What is asked — Print out the entries below with no edits.

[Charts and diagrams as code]
==*==
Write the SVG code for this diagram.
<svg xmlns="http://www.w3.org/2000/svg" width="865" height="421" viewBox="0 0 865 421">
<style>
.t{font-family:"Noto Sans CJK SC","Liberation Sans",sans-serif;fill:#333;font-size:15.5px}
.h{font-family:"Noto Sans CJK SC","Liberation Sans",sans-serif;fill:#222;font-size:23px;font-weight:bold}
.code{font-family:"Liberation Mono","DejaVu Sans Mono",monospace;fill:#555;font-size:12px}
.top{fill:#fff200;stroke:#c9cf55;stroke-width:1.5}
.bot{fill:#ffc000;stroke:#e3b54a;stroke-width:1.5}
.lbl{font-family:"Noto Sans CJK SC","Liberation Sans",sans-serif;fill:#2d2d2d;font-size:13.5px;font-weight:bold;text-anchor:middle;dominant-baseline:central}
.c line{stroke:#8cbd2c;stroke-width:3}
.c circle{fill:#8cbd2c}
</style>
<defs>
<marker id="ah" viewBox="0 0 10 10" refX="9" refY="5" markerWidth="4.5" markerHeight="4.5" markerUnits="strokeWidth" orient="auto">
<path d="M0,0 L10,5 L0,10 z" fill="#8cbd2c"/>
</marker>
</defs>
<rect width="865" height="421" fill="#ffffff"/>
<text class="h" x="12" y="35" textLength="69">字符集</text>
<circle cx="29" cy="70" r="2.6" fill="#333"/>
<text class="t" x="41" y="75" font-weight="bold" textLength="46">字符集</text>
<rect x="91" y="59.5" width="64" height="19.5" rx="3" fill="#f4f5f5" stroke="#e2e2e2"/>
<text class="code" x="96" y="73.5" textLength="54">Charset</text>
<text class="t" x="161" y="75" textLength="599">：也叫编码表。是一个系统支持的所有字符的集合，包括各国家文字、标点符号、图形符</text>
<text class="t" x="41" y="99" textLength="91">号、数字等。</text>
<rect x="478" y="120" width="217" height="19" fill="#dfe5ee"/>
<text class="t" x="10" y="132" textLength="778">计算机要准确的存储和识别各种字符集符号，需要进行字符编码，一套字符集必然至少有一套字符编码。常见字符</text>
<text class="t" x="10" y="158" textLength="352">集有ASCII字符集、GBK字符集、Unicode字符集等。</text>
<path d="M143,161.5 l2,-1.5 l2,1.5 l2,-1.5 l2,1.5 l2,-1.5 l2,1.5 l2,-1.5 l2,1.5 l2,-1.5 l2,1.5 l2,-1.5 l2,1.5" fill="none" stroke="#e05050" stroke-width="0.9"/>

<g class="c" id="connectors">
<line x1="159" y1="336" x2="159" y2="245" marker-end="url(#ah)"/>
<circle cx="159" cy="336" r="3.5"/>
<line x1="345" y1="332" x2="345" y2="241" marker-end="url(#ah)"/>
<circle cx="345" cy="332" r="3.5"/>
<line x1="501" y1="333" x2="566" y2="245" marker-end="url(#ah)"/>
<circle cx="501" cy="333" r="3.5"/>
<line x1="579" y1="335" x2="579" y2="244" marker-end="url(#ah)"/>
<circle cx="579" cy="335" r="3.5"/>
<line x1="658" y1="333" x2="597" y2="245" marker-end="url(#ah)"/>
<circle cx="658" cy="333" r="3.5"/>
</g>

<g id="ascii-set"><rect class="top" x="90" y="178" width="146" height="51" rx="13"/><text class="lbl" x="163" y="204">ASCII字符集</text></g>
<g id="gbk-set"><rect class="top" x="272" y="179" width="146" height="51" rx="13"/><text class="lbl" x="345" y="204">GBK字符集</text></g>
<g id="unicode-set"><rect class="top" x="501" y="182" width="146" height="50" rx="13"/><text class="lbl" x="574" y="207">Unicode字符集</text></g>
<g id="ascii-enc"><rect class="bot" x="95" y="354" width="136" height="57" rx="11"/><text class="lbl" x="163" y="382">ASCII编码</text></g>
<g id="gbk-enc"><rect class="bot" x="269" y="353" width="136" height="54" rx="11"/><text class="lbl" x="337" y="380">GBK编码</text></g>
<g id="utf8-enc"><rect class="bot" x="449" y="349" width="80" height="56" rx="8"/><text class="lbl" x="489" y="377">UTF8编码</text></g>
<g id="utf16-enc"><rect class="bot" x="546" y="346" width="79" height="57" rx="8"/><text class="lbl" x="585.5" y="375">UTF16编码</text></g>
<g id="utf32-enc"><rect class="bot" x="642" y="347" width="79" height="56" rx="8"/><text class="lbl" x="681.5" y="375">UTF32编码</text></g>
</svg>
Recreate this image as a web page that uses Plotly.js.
==*==
The completed task —
Write the SVG code for this diagram.
<svg xmlns="http://www.w3.org/2000/svg" width="865" height="421" viewBox="0 0 865 421">
<style>
.t{font-family:"Noto Sans CJK SC","Liberation Sans",sans-serif;fill:#333;font-size:15.5px}
.h{font-family:"Noto Sans CJK SC","Liberation Sans",sans-serif;fill:#222;font-size:23px;font-weight:bold}
.code{font-family:"Liberation Mono","DejaVu Sans Mono",monospace;fill:#555;font-size:12px}
.top{fill:#fff200;stroke:#c9cf55;stroke-width:1.5}
.bot{fill:#ffc000;stroke:#e3b54a;stroke-width:1.5}
.lbl{font-family:"Noto Sans CJK SC","Liberation Sans",sans-serif;fill:#2d2d2d;font-size:13.5px;font-weight:bold;text-anchor:middle;dominant-baseline:central}
.c line{stroke:#8cbd2c;stroke-width:3}
.c circle{fill:#8cbd2c}
</style>
<defs>
<marker id="ah" viewBox="0 0 10 10" refX="9" refY="5" markerWidth="4.5" markerHeight="4.5" markerUnits="strokeWidth" orient="auto">
<path d="M0,0 L10,5 L0,10 z" fill="#8cbd2c"/>
</marker>
</defs>
<rect width="865" height="421" fill="#ffffff"/>
<text class="h" x="12" y="35" textLength="69">字符集</text>
<circle cx="29" cy="70" r="2.6" fill="#333"/>
<text class="t" x="41" y="75" font-weight="bold" textLength="46">字符集</text>
<rect x="91" y="59.5" width="64" height="19.5" rx="3" fill="#f4f5f5" stroke="#e2e2e2"/>
<text class="code" x="96" y="73.5" textLength="54">Charset</text>
<text class="t" x="161" y="75" textLength="599">：也叫编码表。是一个系统支持的所有字符的集合，包括各国家文字、标点符号、图形符</text>
<text class="t" x="41" y="99" textLength="91">号、数字等。</text>
<rect x="478" y="120" width="217" height="19" fill="#dfe5ee"/>
<text class="t" x="10" y="132" textLength="778">计算机要准确的存储和识别各种字符集符号，需要进行字符编码，一套字符集必然至少有一套字符编码。常见字符</text>
<text class="t" x="10" y="158" textLength="352">集有ASCII字符集、GBK字符集、Unicode字符集等。</text>
<path d="M143,161.5 l2,-1.5 l2,1.5 l2,-1.5 l2,1.5 l2,-1.5 l2,1.5 l2,-1.5 l2,1.5 l2,-1.5 l2,1.5 l2,-1.5 l2,1.5" fill="none" stroke="#e05050" stroke-width="0.9"/>

<g class="c" id="connectors">
<line x1="159" y1="336" x2="159" y2="245" marker-end="url(#ah)"/>
<circle cx="159" cy="336" r="3.5"/>
<line x1="345" y1="332" x2="345" y2="241" marker-end="url(#ah)"/>
<circle cx="345" cy="332" r="3.5"/>
<line x1="501" y1="333" x2="566" y2="245" marker-end="url(#ah)"/>
<circle cx="501" cy="333" r="3.5"/>
<line x1="579" y1="335" x2="579" y2="244" marker-end="url(#ah)"/>
<circle cx="579" cy="335" r="3.5"/>
<line x1="658" y1="333" x2="597" y2="245" marker-end="url(#ah)"/>
<circle cx="658" cy="333" r="3.5"/>
</g>

<g id="ascii-set"><rect class="top" x="90" y="178" width="146" height="51" rx="13"/><text class="lbl" x="163" y="204">ASCII字符集</text></g>
<g id="gbk-set"><rect class="top" x="272" y="179" width="146" height="51" rx="13"/><text class="lbl" x="345" y="204">GBK字符集</text></g>
<g id="unicode-set"><rect class="top" x="501" y="182" width="146" height="50" rx="13"/><text class="lbl" x="574" y="207">Unicode字符集</text></g>
<g id="ascii-enc"><rect class="bot" x="95" y="354" width="136" height="57" rx="11"/><text class="lbl" x="163" y="382">ASCII编码</text></g>
<g id="gbk-enc"><rect class="bot" x="269" y="353" width="136" height="54" rx="11"/><text class="lbl" x="337" y="380">GBK编码</text></g>
<g id="utf8-enc"><rect class="bot" x="449" y="349" width="80" height="56" rx="8"/><text class="lbl" x="489" y="377">UTF8编码</text></g>
<g id="utf16-enc"><rect class="bot" x="546" y="346" width="79" height="57" rx="8"/><text class="lbl" x="585.5" y="375">UTF16编码</text></g>
<g id="utf32-enc"><rect class="bot" x="642" y="347" width="79" height="56" rx="8"/><text class="lbl" x="681.5" y="375">UTF32编码</text></g>
</svg>
Recreate this image as a web page that uses Plotly.js.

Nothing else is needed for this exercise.